The ULEB in this example is entitled to £45,000 for greenhouse gas savings and £40,000 from its zero emission range, totalling £85,000 grant (53% incremental cost).
The previous LEB scheme enabled operators and local authorities to claim up to 90% of the incremental cost difference between the LEB and a Euro VI diesel. Zemo Partnership has recommended a reduction in the grant support to enable bidders to negotiate more competitive bids from manufacturers.
Applicants to the ULEB Scheme are entitled to claim up to 75% of the cost of installing infrastructure that can support either ULEBs or LEBs.

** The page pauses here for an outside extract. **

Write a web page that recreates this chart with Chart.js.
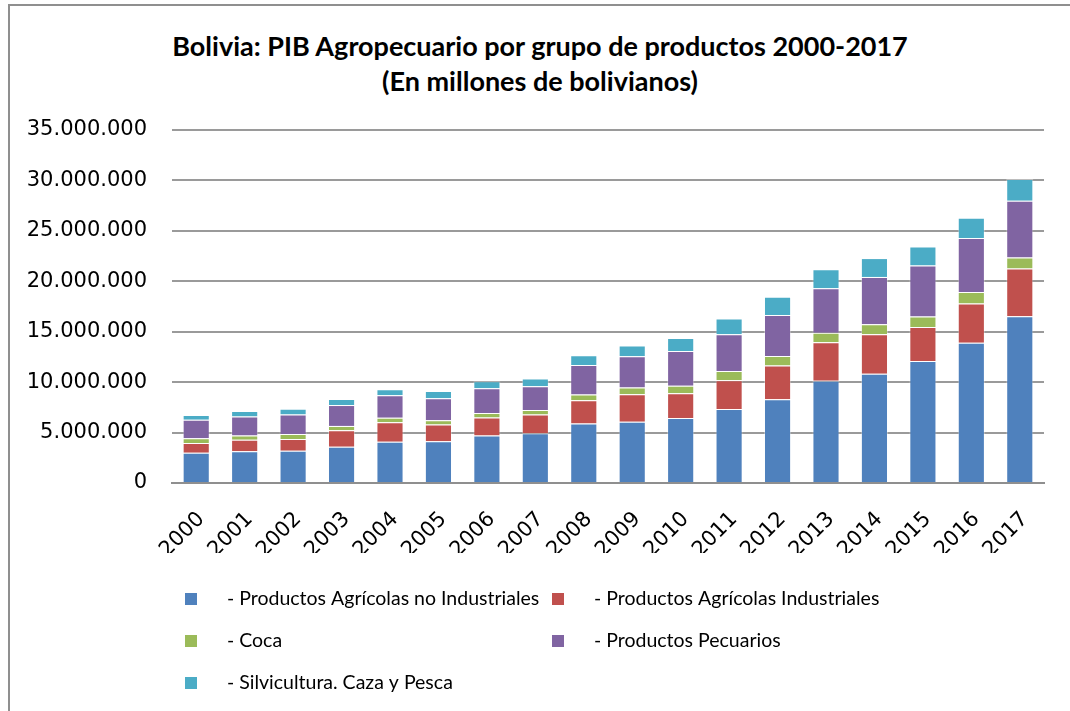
<!DOCTYPE html>
<html>
<head>
<meta charset="utf-8">
<script src="https://cdn.jsdelivr.net/npm/chart.js@4.4.1/dist/chart.umd.min.js"></script>
<style>
  html, body { margin: 0; padding: 0; background: #fff; }
  #wrap { position: relative; width: 1070px; height: 711px; overflow: hidden; }
  #frame { position: absolute; left: 8px; top: 4px; width: 1200px; height: 900px;
           border-left: 2px solid #8f8f8f; border-top: 2px solid #8f8f8f; }
  #chart { position: absolute; left: 0; top: 0; }
  #title { position: absolute; left: 0; top: 28px; width: 1080px; text-align: center;
           font: bold 27px/35px Lato, "Liberation Sans", sans-serif; color: #000; }
</style>
</head>
<body>
<div id="wrap">
  <div id="frame"></div>
  <div id="title">Bolivia: PIB Agropecuario por grupo de productos 2000-2017<br>(En millones de bolivianos)</div>
  <canvas id="chart" width="1070" height="711"></canvas>
</div>
<script>
// años y series (bolivianos)
const years = ['2000','2001','2002','2003','2004','2005','2006','2007','2008',
               '2009','2010','2011','2012','2013','2014','2015','2016','2017'];
const agricolasNoInd = [3000000, 3160000, 3200000, 3600000, 4100000, 4130000, 4700000, 4940000, 5900000,
                        6070000, 6440000, 7340000, 8300000, 10130000, 10830000, 12100000, 13900000, 16530000];
const agricolasInd   = [960000, 1140000, 1160000, 1630000, 1930000, 1670000, 1800000, 1860000, 2300000,
                        2730000, 2460000, 2860000, 3360000, 3830000, 3930000, 3360000, 3900000, 4730000];
const coca           = [470000, 400000, 500000, 430000, 430000, 430000, 440000, 440000, 570000,
                        670000, 740000, 900000, 940000, 940000, 970000, 1040000, 1130000, 1100000];
const pecuarios      = [1830000, 1900000, 1940000, 2070000, 2240000, 2170000, 2460000, 2360000, 2930000,
                        3100000, 3460000, 3650000, 4060000, 4400000, 4700000, 5060000, 5370000, 5630000];
const silvicultura   = [470000, 530000, 560000, 600000, 600000, 730000, 700000, 770000, 970000,
                        1070000, 1270000, 1550000, 1800000, 1900000, 1870000, 1900000, 2000000, 2140000];
const yTicks = [0, 5000000, 10000000, 15000000, 20000000, 25000000, 30000000, 35000000];

const fmt = v => String(v).replace(/\B(?=(\d{3})+(?!\d))/g, '.');

const mkSet = (label, data, color) => ({
  label, data, backgroundColor: color,
  borderColor: 'rgba(255,255,255,0.35)', borderWidth: 1,
  barPercentage: 0.56, categoryPercentage: 1
});

// leyenda en dos columnas, como en el original
const gridLegend = {
  id: 'gridLegend',
  afterDraw(chart) {
    const ctx = chart.ctx;
    ctx.save();
    ctx.font = '19.5px Lato, sans-serif';
    ctx.textBaseline = 'middle';
    chart.data.datasets.forEach((ds, i) => {
      const bx = i % 2 ? 552 : 185;
      const y = 599 + Math.floor(i / 2) * 42;
      ctx.fillStyle = ds.backgroundColor;
      ctx.fillRect(bx, y - 6, 12, 12);
      ctx.fillStyle = '#000';
      ctx.fillText(ds.label, bx + 42, y);
    });
    ctx.restore();
  }
};

new Chart(document.getElementById('chart'), {
  type: 'bar',
  data: {
    labels: years,
    datasets: [
      mkSet('- Productos Agrícolas no Industriales', agricolasNoInd, '#4F81BD'),
      mkSet('- Productos Agrícolas Industriales', agricolasInd, '#C0504D'),
      mkSet('- Coca', coca, '#9BBB59'),
      mkSet('- Productos Pecuarios', pecuarios, '#8064A2'),
      mkSet('- Silvicultura. Caza y Pesca', silvicultura, '#4BACC6')
    ]
  },
  plugins: [gridLegend],
  options: {
    responsive: false,
    animation: false,
    layout: { padding: { left: 0, right: 26, top: 130, bottom: 158 } },
    plugins: {
      legend: { display: false },
      tooltip: { enabled: false },
      title: { display: false }
    },
    scales: {
      x: {
        stacked: true,
        grid: { display: false },
        border: { display: true, color: '#8f8f8f', width: 2 },
        ticks: {
          color: '#000', minRotation: 45, maxRotation: 45, padding: 16, labelOffset: 5,
          font: { family: '"DejaVu Sans", sans-serif', size: 21 }
        },
        afterFit: s => { s.height = 70; }
      },
      y: {
        stacked: true,
        min: 0, max: 35000000,
        afterBuildTicks: s => { s.ticks = yTicks.map(v => ({ value: v })); },
        grid: { color: '#9a9a9a', lineWidth: 2, drawTicks: false },
        border: { display: false },
        ticks: {
          color: '#000', padding: 25,
          font: { family: '"DejaVu Sans", sans-serif', size: 21 },
          callback: v => fmt(v)
        },
        afterFit: s => { s.width = 172; }
      }
    }
  }
});
</script>
</body>
</html>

Applicants can apply for infrastructure only grants, with no request for vehicle support. For example, under the LEB scheme, Nottingham City Council was awarded almost £1m to support the installation of electric charging infrastructure.
As the conditions of achieving ULEB accreditation are more challenging than the previous LEB accreditation scheme, OLEV and DfT will offer grant support for infrastructure that supports either LEBs or ULEBs (or both), provided the emissions saving benefits are illustrated in the application.
As such, providing the vehicles that will use the infrastructure have a Low Emission Bus certificate, an infrastructure only bid will be eligible for funding.
To date, all the electric buses in the UK have been fitted with diesel heaters as heating draws a significant amount of energy from the battery. This energy draw for heating has a significant impact on the available range of the vehicle, which in some cases results in vehicles not being able to achieve a full day’s operation.
Zemo Partnership is working closely with manufacturers and technology providers to establish the impact of diesel heaters in relation to air quality, and is strongly encouraging all parties to adopt zero emissions heating.